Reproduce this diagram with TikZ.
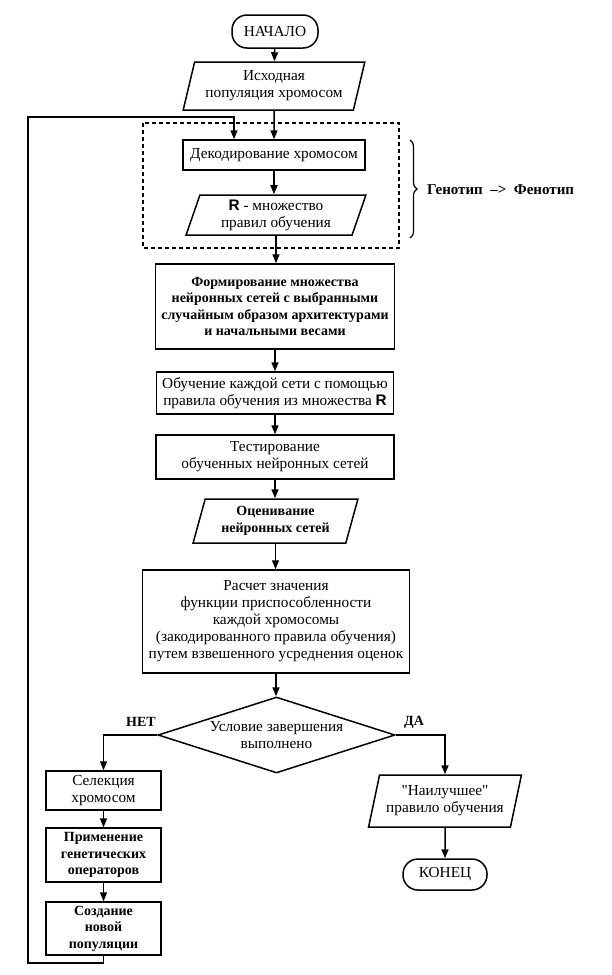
\documentclass[tikz,border=0pt]{standalone}
\usepackage{fontspec}
\setmainfont{Liberation Serif}
\newfontfamily\rsans{Liberation Sans}
\newfontfamily\qfont{Liberation Serif}
\usetikzlibrary{shapes.geometric,arrows.meta,decorations.pathreplacing}
\begin{document}
\begin{tikzpicture}[x=1pt,y=-1pt,
  every node/.style={font=\fontsize{15.3}{17}\selectfont, align=center, inner sep=0pt},
  bf/.style={font=\bfseries\fontsize{14}{16.5}\selectfont},
  box/.style={draw, line width=1.5pt, rectangle},
  io/.style={draw, line width=1.5pt, trapezium, trapezium left angle=72, trapezium right angle=108, trapezium stretches=true},
  term/.style={draw, line width=1.5pt, rounded corners=15pt, rectangle},
  cnd/.style={draw, line width=1.5pt, diamond, aspect=3.1},
  arr/.style={line width=1.5pt, -{Triangle[length=9pt,width=7pt]}},
  ]
\useasboundingbox (0,0) rectangle (611,975);
\draw[fill=white,draw=none] (0,0) rectangle (611,975);

\node[term, minimum width=86pt, minimum height=33pt] (start) at (275,31.5) {НАЧАЛО};
\node[io, minimum width=182pt, minimum height=48pt] (init) at (274,86) {Исходная\\популяция хромосом};
\node[box, minimum width=182pt, minimum height=30pt] (dec) at (274,155) {Декодирование хромосом};
\node[io, minimum width=180pt, minimum height=40pt] (R) at (276,215) {{\rsans\bfseries R} - множество\\правил обучения};
\draw[line width=1.2pt, dash pattern=on 4pt off 3pt] (143,123) rectangle (399,248);
\node[box, bf, minimum width=239pt, minimum height=85pt] (form) at (275,306.5) {Формирование множества\\нейронных сетей с выбранными\\случайным образом архитектурами\\и начальными весами};
\node[box, minimum width=237pt, minimum height=42pt] (train) at (275,393) {Обучение каждой сети с помощью\\правила обучения из множества {\rsans\bfseries R}};
\node[box, minimum width=238pt, minimum height=44pt] (test) at (275,457) {Тестирование\\обученных нейронных сетей};
\node[io, bf, minimum width=165pt, minimum height=44pt] (eval) at (275.5,521) {Оценивание\\нейронных сетей};
\node[box, minimum width=267pt, minimum height=103pt] (calc) at (276,621.5) {Расчет значения\\функции приспособленности\\каждой хромосомы\\(закодированного правила обучения)\\путем взвешенного усреднения оценок};
\node[cnd, minimum width=237pt, minimum height=76pt] (cond) at (276.5,735) {Условие завершения\\выполнено};
\node[box, minimum width=115pt, minimum height=39pt] (sel) at (103.5,790.5) {Селекция\\хромосом};
\node[box, bf, minimum width=115pt, minimum height=54pt] (apply) at (103.5,855) {Применение\\генетических\\операторов};
\node[box, bf, minimum width=115pt, minimum height=53pt] (create) at (103.5,928.5) {Создание\\новой\\популяции};
\node[io, minimum width=153pt, minimum height=52pt] (best) at (445,801) {{\qfont"}Наилучшее{\qfont"}\\правило обучения};
\node[term, minimum width=84pt, minimum height=31pt] (end) at (445,874.5) {КОНЕЦ};

\node[bf] (no) at (141,722) {НЕТ};
\node[bf] (yes) at (414,722) {ДА};
\node[anchor=west, font=\bfseries\fontsize{15}{17}\selectfont] (geno) at (427,190) {Генотип\ \ –>\ \ Фенотип};
\draw[line width=1.2pt, decorate, decoration={brace, amplitude=7pt}] (410,140) -- (410,238);

\coordinate (lp2) at (28,963);
\coordinate (lp4) at (234,117);

\draw[arr] (start) -- (init);
\draw[arr] (init) -- (init |- dec.north);
\draw[arr] (dec) -- (dec |- R.north);
\draw[arr] (R.south) -- (R.south |- form.north);
\draw[arr] (form) -- (train);
\draw[arr] (train) -- (test);
\draw[arr] (test) -- (test |- eval.north);
\draw[arr] (eval.south) -- (eval.south |- calc.north);
\draw[arr] (calc.south) -- (calc.south |- cond.north);
\draw[arr] (cond.west) -| (sel.north);
\draw[arr] (cond.east) -| (best.north);
\draw[arr] (sel) -- (apply);
\draw[arr] (apply) -- (create);
\draw[arr] (best) -- (end);
\draw[arr] (create.south) |- (lp2) |- (lp4) -- (lp4 |- dec.north);
\end{tikzpicture}
\end{document}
-*-
→ **The exercise**:
Repeat the listing verbatim. Skip the pictures.

→ **Output of the exercise**:
Reproduce this diagram with TikZ.
\documentclass[tikz,border=0pt]{standalone}
\usepackage{fontspec}
\setmainfont{Liberation Serif}
\newfontfamily\rsans{Liberation Sans}
\newfontfamily\qfont{Liberation Serif}
\usetikzlibrary{shapes.geometric,arrows.meta,decorations.pathreplacing}
\begin{document}
\begin{tikzpicture}[x=1pt,y=-1pt,
  every node/.style={font=\fontsize{15.3}{17}\selectfont, align=center, inner sep=0pt},
  bf/.style={font=\bfseries\fontsize{14}{16.5}\selectfont},
  box/.style={draw, line width=1.5pt, rectangle},
  io/.style={draw, line width=1.5pt, trapezium, trapezium left angle=72, trapezium right angle=108, trapezium stretches=true},
  term/.style={draw, line width=1.5pt, rounded corners=15pt, rectangle},
  cnd/.style={draw, line width=1.5pt, diamond, aspect=3.1},
  arr/.style={line width=1.5pt, -{Triangle[length=9pt,width=7pt]}},
  ]
\useasboundingbox (0,0) rectangle (611,975);
\draw[fill=white,draw=none] (0,0) rectangle (611,975);

\node[term, minimum width=86pt, minimum height=33pt] (start) at (275,31.5) {НАЧАЛО};
\node[io, minimum width=182pt, minimum height=48pt] (init) at (274,86) {Исходная\\популяция хромосом};
\node[box, minimum width=182pt, minimum height=30pt] (dec) at (274,155) {Декодирование хромосом};
\node[io, minimum width=180pt, minimum height=40pt] (R) at (276,215) {{\rsans\bfseries R} - множество\\правил обучения};
\draw[line width=1.2pt, dash pattern=on 4pt off 3pt] (143,123) rectangle (399,248);
\node[box, bf, minimum width=239pt, minimum height=85pt] (form) at (275,306.5) {Формирование множества\\нейронных сетей с выбранными\\случайным образом архитектурами\\и начальными весами};
\node[box, minimum width=237pt, minimum height=42pt] (train) at (275,393) {Обучение каждой сети с помощью\\правила обучения из множества {\rsans\bfseries R}};
\node[box, minimum width=238pt, minimum height=44pt] (test) at (275,457) {Тестирование\\обученных нейронных сетей};
\node[io, bf, minimum width=165pt, minimum height=44pt] (eval) at (275.5,521) {Оценивание\\нейронных сетей};
\node[box, minimum width=267pt, minimum height=103pt] (calc) at (276,621.5) {Расчет значения\\функции приспособленности\\каждой хромосомы\\(закодированного правила обучения)\\путем взвешенного усреднения оценок};
\node[cnd, minimum width=237pt, minimum height=76pt] (cond) at (276.5,735) {Условие завершения\\выполнено};
\node[box, minimum width=115pt, minimum height=39pt] (sel) at (103.5,790.5) {Селекция\\хромосом};
\node[box, bf, minimum width=115pt, minimum height=54pt] (apply) at (103.5,855) {Применение\\генетических\\операторов};
\node[box, bf, minimum width=115pt, minimum height=53pt] (create) at (103.5,928.5) {Создание\\новой\\популяции};
\node[io, minimum width=153pt, minimum height=52pt] (best) at (445,801) {{\qfont"}Наилучшее{\qfont"}\\правило обучения};
\node[term, minimum width=84pt, minimum height=31pt] (end) at (445,874.5) {КОНЕЦ};

\node[bf] (no) at (141,722) {НЕТ};
\node[bf] (yes) at (414,722) {ДА};
\node[anchor=west, font=\bfseries\fontsize{15}{17}\selectfont] (geno) at (427,190) {Генотип\ \ –>\ \ Фенотип};
\draw[line width=1.2pt, decorate, decoration={brace, amplitude=7pt}] (410,140) -- (410,238);

\coordinate (lp2) at (28,963);
\coordinate (lp4) at (234,117);

\draw[arr] (start) -- (init);
\draw[arr] (init) -- (init |- dec.north);
\draw[arr] (dec) -- (dec |- R.north);
\draw[arr] (R.south) -- (R.south |- form.north);
\draw[arr] (form) -- (train);
\draw[arr] (train) -- (test);
\draw[arr] (test) -- (test |- eval.north);
\draw[arr] (eval.south) -- (eval.south |- calc.north);
\draw[arr] (calc.south) -- (calc.south |- cond.north);
\draw[arr] (cond.west) -| (sel.north);
\draw[arr] (cond.east) -| (best.north);
\draw[arr] (sel) -- (apply);
\draw[arr] (apply) -- (create);
\draw[arr] (best) -- (end);
\draw[arr] (create.south) |- (lp2) |- (lp4) -- (lp4 |- dec.north);
\end{tikzpicture}
\end{document}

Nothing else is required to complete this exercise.